Conference overview:

Death at Court in Western Europe
Chair: Karl-Heinz Spieß (Greifswald)

Karl-Heinz Spieß (Greifswald): Introduction

Gert Melville (Dresden): Death and Apotheosis at the Burgundian Court

Werner Paravicini (Kiel): Theatre of Death. The Transfer of the Remnants of Philip the Good and Isabel of Portugal to Dijon in 1474

Scott L. Waugh (Los Angeles): Deathbed Scenes in Medieval England

Immo Warntjes (Greifswald): Burial Customs of the Nobility in Late Medieval Western Europe

Rita Costa Gomes (Towson): Alfarrobeira: the Death of the Tyrant?

Hermínia Vasconcelos Alves Vilar (Évora): Between a Lineage and a Territory: Royal Death and Burial at the Portuguese Court

Klaus Oschema (Bern): The Cruel End of the Favourite - Clandestine Death and Public Retaliation at Late Medieval Courts in Europe

Patrick Geary (Los Angeles): Tod und Begräbnis der Karolinger (Carolingian Royal Death and Burial)

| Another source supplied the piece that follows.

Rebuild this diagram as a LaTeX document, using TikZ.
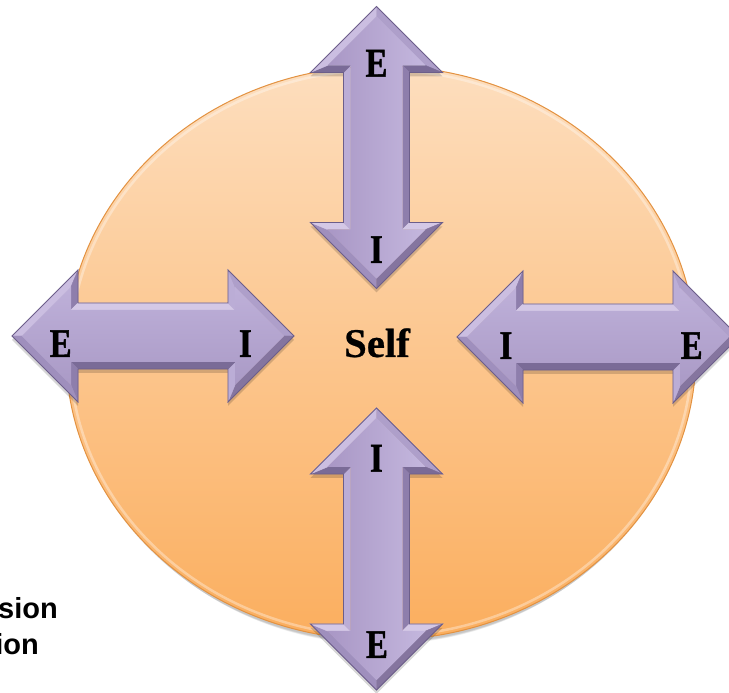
\documentclass[tikz,border=0pt]{standalone}
\usepackage{fontspec}
\newfontfamily\letfont[FakeStretch=0.8,FakeBold=1.2]{Liberation Serif Bold}
\newfontfamily\selffont[FakeBold=0.6]{Liberation Serif Bold}
\newfontfamily\labfont{Liberation Sans Bold}
\definecolor{cTop}{HTML}{FDDEBE}
\definecolor{cMid}{HTML}{FDC994}
\definecolor{cBot}{HTML}{FBAE5E}
\definecolor{cEdge}{HTML}{E39241}
\definecolor{bvU}{HTML}{D4C8E6}
\definecolor{bvUL}{HTML}{CBBEE1}
\definecolor{bvL}{HTML}{BBADD6}
\definecolor{bvUR}{HTML}{AE9FCA}
\definecolor{bvDL}{HTML}{9F8FBD}
\definecolor{bvR}{HTML}{8E7EAC}
\definecolor{bvDR}{HTML}{85759F}
\definecolor{bvD}{HTML}{7A6B97}
\definecolor{arrLine}{HTML}{6C5E8A}
\definecolor{hfTop}{HTML}{BEB0D9}
\definecolor{hfBot}{HTML}{AA9AC6}
\definecolor{vfLeft}{HTML}{A997C5}
\definecolor{vfRight}{HTML}{C4B7DE}
% horizontal arrows: facet normals UL,R,U,L,UR,DR,L,D,R,DL
\colorlet{hA}{bvUL}\colorlet{hB}{bvR}\colorlet{hC}{bvU}\colorlet{hD}{bvL}\colorlet{hE}{bvUR}
\colorlet{hF}{bvDR}\colorlet{hG}{bvL}\colorlet{hH}{bvD}\colorlet{hI}{bvR}\colorlet{hJ}{bvDL}
% vertical arrows: DL,U,L,D,UL,UR,D,R,U,DR
\colorlet{vA}{bvDL}\colorlet{vB}{bvU}\colorlet{vC}{bvL}\colorlet{vD}{bvD}\colorlet{vE}{bvUL}
\colorlet{vF}{bvUR}\colorlet{vG}{bvD}\colorlet{vH}{bvR}\colorlet{vI}{bvU}\colorlet{vJ}{bvDR}
\tikzset{
  facet/.style={fill=#1,draw=#1,line width=0.4pt},
  hface/.style={top color=hfTop,bottom color=hfBot},
  vface/.style={left color=vfLeft,right color=vfRight},
  letr/.style={font=\letfont\fontsize{40.8}{48}\selectfont,inner sep=0pt,anchor=base,text=black},
  selftext/.style={font=\selffont\fontsize{40.8}{48}\selectfont,inner sep=0pt,anchor=base,text=black},
  sidelab/.style={font=\labfont\fontsize{29}{34}\selectfont,inner sep=0pt,anchor=base east,text=black},
}
\newcommand{\bevarrow}[3]{%
  \fill[black,opacity=0.16,shift={#1},yshift=-4,rotate=#2]
    (-141,0)--(-75,66)--(-75,33)--(75,33)--(75,66)--(141,0)--(75,-66)--(75,-33)--(-75,-33)--(-75,-66)--cycle;
  \begin{scope}[shift={#1},rotate=#2]
    \coordinate (P1) at (-141,0);  \coordinate (P2) at (-75,66);
    \coordinate (P3) at (-75,33);  \coordinate (P4) at (75,33);
    \coordinate (P5) at (75,66);   \coordinate (P6) at (141,0);
    \coordinate (P7) at (75,-66);  \coordinate (P8) at (75,-33);
    \coordinate (P9) at (-75,-33); \coordinate (P10) at (-75,-66);
    \coordinate (Q1) at (-131.1,0);  \coordinate (Q2) at (-82,49.1);
    \coordinate (Q3) at (-82,26);    \coordinate (Q4) at (82,26);
    \coordinate (Q5) at (82,49.1);   \coordinate (Q6) at (131.1,0);
    \coordinate (Q7) at (82,-49.1);  \coordinate (Q8) at (82,-26);
    \coordinate (Q9) at (-82,-26);   \coordinate (Q10) at (-82,-49.1);
  \end{scope}
  \filldraw[facet=#3A] (P1)--(P2)--(Q2)--(Q1)--cycle;
  \filldraw[facet=#3B] (P2)--(P3)--(Q3)--(Q2)--cycle;
  \filldraw[facet=#3C] (P3)--(P4)--(Q4)--(Q3)--cycle;
  \filldraw[facet=#3D] (P4)--(P5)--(Q5)--(Q4)--cycle;
  \filldraw[facet=#3E] (P5)--(P6)--(Q6)--(Q5)--cycle;
  \filldraw[facet=#3F] (P6)--(P7)--(Q7)--(Q6)--cycle;
  \filldraw[facet=#3G] (P7)--(P8)--(Q8)--(Q7)--cycle;
  \filldraw[facet=#3H] (P8)--(P9)--(Q9)--(Q8)--cycle;
  \filldraw[facet=#3I] (P9)--(P10)--(Q10)--(Q9)--cycle;
  \filldraw[facet=#3J] (P10)--(P1)--(Q1)--(Q10)--cycle;
  \shade[#3face] (Q1)--(Q2)--(Q3)--(Q4)--(Q5)--(Q6)--(Q7)--(Q8)--(Q9)--(Q10)--cycle;
  \draw[arrLine,line width=0.9pt,line join=miter]
    (P1)--(P2)--(P3)--(P4)--(P5)--(P6)--(P7)--(P8)--(P9)--(P10)--cycle;
}
\begin{document}
\begin{tikzpicture}[x=1pt,y=1pt]
\useasboundingbox (0,0) rectangle (729,693);
\clip (0,0) rectangle (729,693);
\fill[white] (0,0) rectangle (729,693);
% shadow of the disc
\foreach \i in {1,...,6}
  \fill[black,opacity=0.04] (381,{340-2-\i}) ellipse [x radius={315-1.2*\i}, y radius={287-0.6*\i}];
% the disc
\shade[top color=cTop,middle color=cMid,bottom color=cBot] (381,340) ellipse [x radius=315, y radius=287];
\draw[white,opacity=0.35,line width=2.5pt] (381,340) ellipse [x radius=311, y radius=283];
\draw[cEdge,line width=1pt] (381,340) ellipse [x radius=315, y radius=287];
% arrows
\bevarrow{(376.5,545.5)}{90}{v}
\bevarrow{(376.5,144)}{90}{v}
\bevarrow{(153,357)}{0}{h}
\bevarrow{(598,356)}{0}{h}
% texts
\node[letr] (tE) at (376.5,616.3) {E};
\node[letr] (tI) at (376.5,430) {I};
\node[letr] (lE) at (60.7,336) {E};
\node[letr] (lI) at (245.5,336) {I};
\node[letr] (rI) at (506,334) {I};
\node[letr] (rE) at (691.7,334) {E};
\node[letr] (bI) at (376.5,221.3) {I};
\node[letr] (bE) at (377,35) {E};
\node[selftext] (self) at (377,336) {Self};
\node[sidelab] (l1) at (58,74) {sion};
\node[sidelab] (l2) at (39,38) {ion};
\end{tikzpicture}
\end{document}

Death at Court in Byzantium and Asia
Chair: Pauline Yu (New York)

Pauline Yu (New York): Introduction

Claudia Rapp (Los Angeles): Death at the Byzantine Court. The Emperor and his Family

Eugene Vance (Seattle): St. Ambrose’s Eulogy of Theodosius the Great and the Ideology of the True Cross

Ruby Lal (Atlanta): Invocations of the Dead in the Early Mughal World

Robert Joe Cutter (Tempe/Arizona): Threnodic Writings for Royal Women in Early Medieval China

Bernhard Scheid (Vienna): ‘May the leaves and twigs of my descendants bloom forever’. Posthumous Deifications among Political Rulers in Pre-modern Japan

Notes:
1 Lin Yaofu (Ed.), Selected Essays on Court Culture in Cross-Cultural Perspective, Taipei 1999. David Knechtges / Eugene Vance (Eds.), Rhetoric and the Discourses of Power in Court Culture: China, Europe, and Japan, Seattle 2005.